Bandages infused with casein – a protein found in cow’s milk and used as a weight-training supplement – can “significantly” speed up wound healing processes when compared with normal dressings, scientists have said.
Researchers from University College London (UCL) found that wounds in diabetic rats healed more quickly when they had casein bandages on, compared with using normal bandages or leaving the cuts untreated.
The team said its findings, published in the journal Royal Society Interface, raise hope that casein, which is cheap and widely available, could replace more expensive materials used in wound dressings such as silver.

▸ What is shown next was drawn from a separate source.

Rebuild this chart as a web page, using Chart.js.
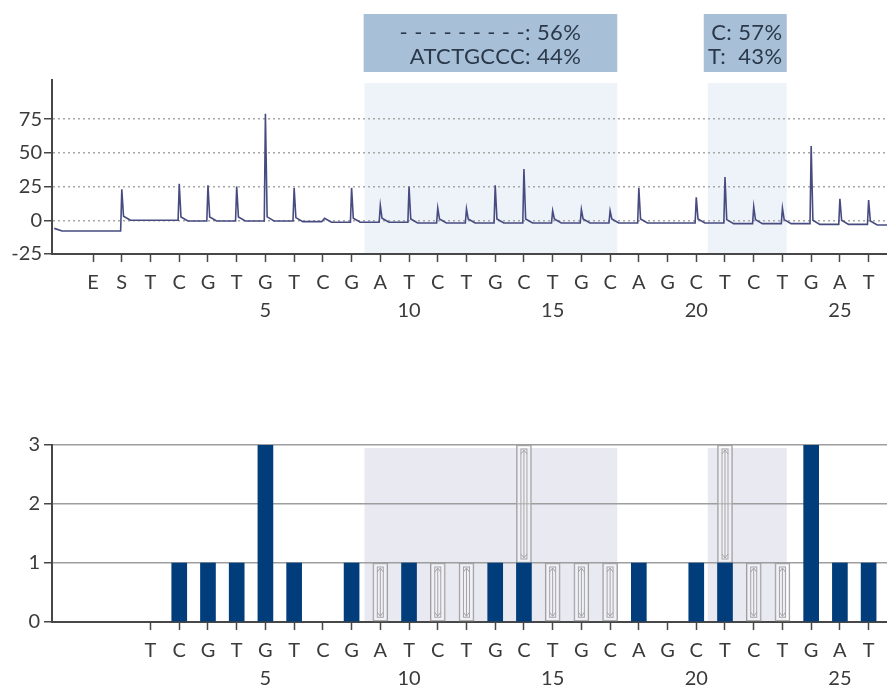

Dr Jubair Ahmed, of UCL Mechanical Engineering, the first author on the study, said: “More work is needed to ensure that casein dressings are safe and effective in humans, but these initial findings are promising.
“Our goal is to do this on a mass scale, so that the end product will be as cheap as possible.”
Until recently, casein was discarded without use but studies suggest it can boost muscle growth and help with recovery after exercise.
To make the casein bandages, the researchers mixed pure casein with polycaprolactone (PCL), a type of biodegradable plastic commonly used for bandages.
The team divided the rats with identical skin wounds into three groups: the first was treated with casein bandages, the second was given normal bandages and the third did not receive any treatment.
Dr Ahmed said diabetic rats were chosen because they are more prone to having wounds, like humans with diabetes.
Healing progress was checked after three, seven, 10 and 14 days.
Dr Ahmed said that after 14 days, the wounds treated with casein bandages “had only 5.1% of the wound area left compared to with the untreated group, which was around 45.6%”.
Rats treated with normal PCL bandages had 31.1% of the wound area still left to heal after a fortnight.
Dr Ahmed said: “We found that compared to no treatment at all, there was a significant difference between the wound closures (when casein bandages were used).
“Even when compared to using the fibres (bandages) without casein, there was a big difference in how much the wounds closed.”
Professor Mohan Edirisinghe, of UCL Mechanical Engineering, senior author on the study, said: “All the research so far suggests that casein has wound healing potential, but at the moment we don’t really know why in any great detail.
“Casein has antimicrobial and anti-inflammatory properties, which may certainly play a part.
“The next step will be to understand the biological interactions taking place before we can consider clinical trials in humans.”